Outstanding! Any word on navigation/GPS? Upgradeable to Android 2.3 (Honeycomb)?
Although not available yet, the Foryou Electronics double din unit in this video features the Android 2.2 operating system. With it, a plethora of app possibilities can now exist in the vehicle, with a user interface conducive to in-vehicle use. Bluetooth, music, email, radio, internet access, and a fast processor are now all easily possible from your dash.
Meh this will be interested when some1 creates a proper frontend for it (cf,rr,..). Boring plain android
So, it has an embedded GPS chip and uses google maps navigation. But I couldn't show that because I couldn't get it work.
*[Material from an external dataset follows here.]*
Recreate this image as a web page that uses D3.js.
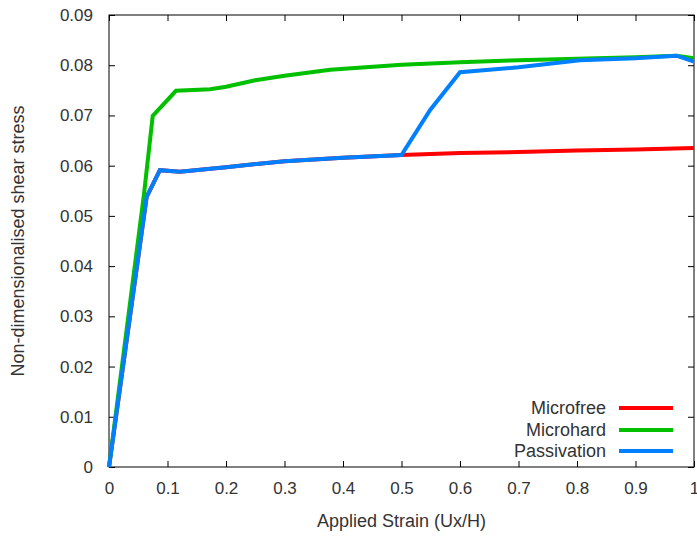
<!DOCTYPE html>
<html><head><meta charset="utf-8">
<script src="https://cdn.jsdelivr.net/npm/d3@7"></script>
<style>body{margin:0;background:#fff;} text{font-family:"Liberation Sans",Arial,sans-serif;}</style>
</head><body>
<svg id="c" width="697" height="536"></svg>
<script>
const xTicks = [0,0.1,0.2,0.3,0.4,0.5,0.6,0.7,0.8,0.9,1];
const xTickLabels = ["0","0.1","0.2","0.3","0.4","0.5","0.6","0.7","0.8","0.9","1"];
const yTicks = [0,0.01,0.02,0.03,0.04,0.05,0.06,0.07,0.08,0.09];
const yTickLabels = ["0","0.01","0.02","0.03","0.04","0.05","0.06","0.07","0.08","0.09"];
const seriesNames = ["Microfree","Microhard","Passivation"];
const seriesColors = ["#ff0000","#00c000","#0080ff"];

const microfreeX = [0,0.0644,0.087,0.121,0.2,0.3,0.4,0.5,0.6,0.7,0.8,0.9,1.0];
const microfreeY = [0,0.0538,0.0591,0.0588,0.0597,0.0609,0.0616,0.0621,0.0625,0.0627,0.0630,0.0632,0.0635];
const microhardX = [0,0.060,0.0747,0.1145,0.173,0.2,0.25,0.3,0.378,0.5,0.6,0.7,0.8,0.9,0.97,1.0];
const microhardY = [0,0.0545,0.0699,0.0749,0.0752,0.0757,0.0770,0.0779,0.0791,0.0801,0.0806,0.0810,0.0813,0.0816,0.0819,0.0814];
const passivationX = [0,0.0644,0.087,0.121,0.2,0.3,0.4,0.5,0.549,0.6,0.7,0.805,0.9,0.97,1.0];
const passivationY = [0,0.0538,0.0591,0.0588,0.0597,0.0609,0.0616,0.0621,0.0711,0.0786,0.0796,0.0810,0.0814,0.0819,0.0807];

const svg = d3.select("#c");
const L=109, R=694, T=15, B=467;
const x = d3.scaleLinear().domain([0,1]).range([L,R]);
const y = d3.scaleLinear().domain([0,0.09]).range([B,T]);
const tc = "#333";
const fsTick = "17px", fsTitle = "18px";

const ax = svg.append("g").attr("transform",`translate(0,${B})`)
  .call(d3.axisBottom(x).tickValues(xTicks).tickFormat((d,i)=>xTickLabels[i]).tickSizeInner(-6).tickSizeOuter(0).tickPadding(15));
const axT = svg.append("g").attr("transform",`translate(0,${T})`)
  .call(d3.axisTop(x).tickValues(xTicks).tickFormat("").tickSizeInner(-6).tickSizeOuter(0));
const ay = svg.append("g").attr("transform",`translate(${L},0)`)
  .call(d3.axisLeft(y).tickValues(yTicks).tickFormat((d,i)=>yTickLabels[i]).tickSizeInner(-6).tickSizeOuter(0).tickPadding(16));
const ayR = svg.append("g").attr("transform",`translate(${R},0)`)
  .call(d3.axisRight(y).tickValues(yTicks).tickFormat("").tickSizeInner(-6).tickSizeOuter(0));
[ax,axT,ay,ayR].forEach(g=>{
  g.select(".domain").remove();
  g.selectAll(".tick line").attr("stroke","#000");
  g.selectAll(".tick text").attr("fill",tc).style("font-size",fsTick).style("font-family","'Liberation Sans',Arial,sans-serif");
});
svg.append("rect").attr("x",L).attr("y",T).attr("width",R-L).attr("height",B-T)
  .attr("fill","none").attr("stroke","#000").attr("stroke-width",1);

const data = [
  d3.zip(microfreeX,microfreeY),
  d3.zip(microhardX,microhardY),
  d3.zip(passivationX,passivationY)
];
const line = d3.line().x(d=>x(d[0])).y(d=>y(d[1]));
svg.append("clipPath").attr("id","pc").append("rect")
  .attr("x",L-3).attr("y",T).attr("width",R-L+3).attr("height",B-T+3);
data.forEach((d,i)=>{
  svg.append("path").attr("d",line(d)).attr("fill","none")
    .attr("stroke",seriesColors[i]).attr("stroke-width",4)
    .attr("clip-path","url(#pc)");
});

const legY = [408,430,451];
seriesNames.forEach((n,i)=>{
  svg.append("text").attr("x",606).attr("y",legY[i]).attr("dy","0.35em")
    .attr("text-anchor","end").attr("fill",tc).style("font-size",fsTitle).text(n);
  svg.append("line").attr("x1",619).attr("x2",673).attr("y1",legY[i]).attr("y2",legY[i])
    .attr("stroke",seriesColors[i]).attr("stroke-width",4);
});

svg.append("text").attr("x",(L+R)/2).attr("y",527).attr("text-anchor","middle")
  .attr("fill",tc).style("font-size",fsTitle).text("Applied Strain (Ux/H)");
svg.append("text").attr("transform",`translate(24,${(T+B)/2}) rotate(-90)`).attr("text-anchor","middle")
  .attr("fill",tc).style("font-size",fsTitle).text("Non-dimensionalised shear stress");
</script>
</body></html>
DOh!
But yet, a FE is needed to make it worth out while. Luckily there are lots of great dev tools for andorid.
I think Android makes an excellent embedded mobile platform. The knock on Google Maps with Navigation is if you don't have a cell signal and find yourself off route, it can't pull from maps already in the phone's memory to re-route you. I personally don't see that as much of an issue especially near a major urban area. Out in even the dankest parts of America, you can still get GPRS cell and that's enough to provide Google Maps with information.
But you with a 3/4G radio you can use Pandora, Sirius/XM mobile, Last FM and various other sites that could replace your standard radio. But most stations are streaming, so it just a matter putting their streaming address in the browser and Androids limited but very functional media player would boot up.
It would drop the price of in-dash units since Android is open source. I see this as win-win for infotainment.
1. The WOW factor... name ANY new feature on head units that didn't bump the price up initially.
2. If you don't include a touchscreen (like Parrot?), what does Android give you that Linux doesn't? And if you do include a touchscreen, then your cost rises significantly. And a single DIN touchscreen isn't very useful in any case, so now you're talking about a different form-factor...added costs.
3. Android may be free, but developers aren't. Somebody has to write the interface to your hardware, it doesn't just magically appear, and that adds to the cost, compared to an existing all-hardware solution.
I've spent a goodly portion of the last couple of weeks writing code for Android and I can assure you that it is a fine platform...but it's just a platform. I'll leave it to the fan boys to argue the relative merits of one platform over another. Java is java...if you know it well enough, then it just boils down to what the platform makes available to you, and how you go about using it.
I doubt the fact that vanilla Android is installed matters. In fact I think this is better than a Motorola/HTC/Samsung/Dell type of skin/mod/custom UI because honestly I highly doubt Foryou Electronics can produce even a sub-mediocre skin/mod/custom UI. Plus potential infotainment software/frontend developers would probably prefer developing with their target being stock Android instead of a customized Android with mods causing potential development issues.
I also doubt they'll put any WWAN/3G/mobile broadband technology in there because of cost (none of the cheapo Android tablets are doing it either and plus Foryou most likely can't get a carrier to subsidize it like Galaxy Tab or Streak). Folks buying this thing will most likely be advanced users and already have their Android phones rooted with Wireless Tether installed so that'll solve the mobile Internet issue (assuming this thing even has built-in Wi-Fi). Otherwise, Navigon (and other locally stored map navigation software) and synced media will be necessary for navigation and music.
A frontend is needed indeed, but I wouldn't look for Foryou to provide much in that department (for reasons stated above). All in all it shouldn't be too hard for a developer to produce a decent first generation frontend. Probably shouldn't be more than an app with Google Maps tightly tied in (always displayed when not navigating) with music, weather and time widgets or overlays with smart show/hide togglers with quick smart action buttons... right?
Any idea of the built-in storage capacity and whether it takes microSD cards?
I think this is a good step forward. Most people get scared when you tell them you have a PC installed in your car. If you have a headunit with Andriod on it they will just think it's like a phone. Though nothing is really changed, it's more of a perception thing.
I personally would like something a little less "fragile" than the windows install and the home built stuff that we deal with today. When I can get something that's completed hardware wise, yet gives me the ability to customize then I'll be very happy.
As far as legality goes, there are things that you do to make it legal. Most legal navigation systems give you a dialog or warning when you start and disable the functions that are not OK to use while driving. I'm pretty sure that most of it will be disabled when the car is in motion (or not in park) and then the creative individuals out there will find ways to bypass that stuff.
In any case, when it comes live and people can buy it I'm sure they will have it modified in a way that it can legally be sold.
For pricing I agree that initially it will be expensive. Since it's a head unit with navigation and all that stuff it will probably sell for around $1000, which I would hate to see. Then, hopefully, it would come down to the $500 range within a year or so.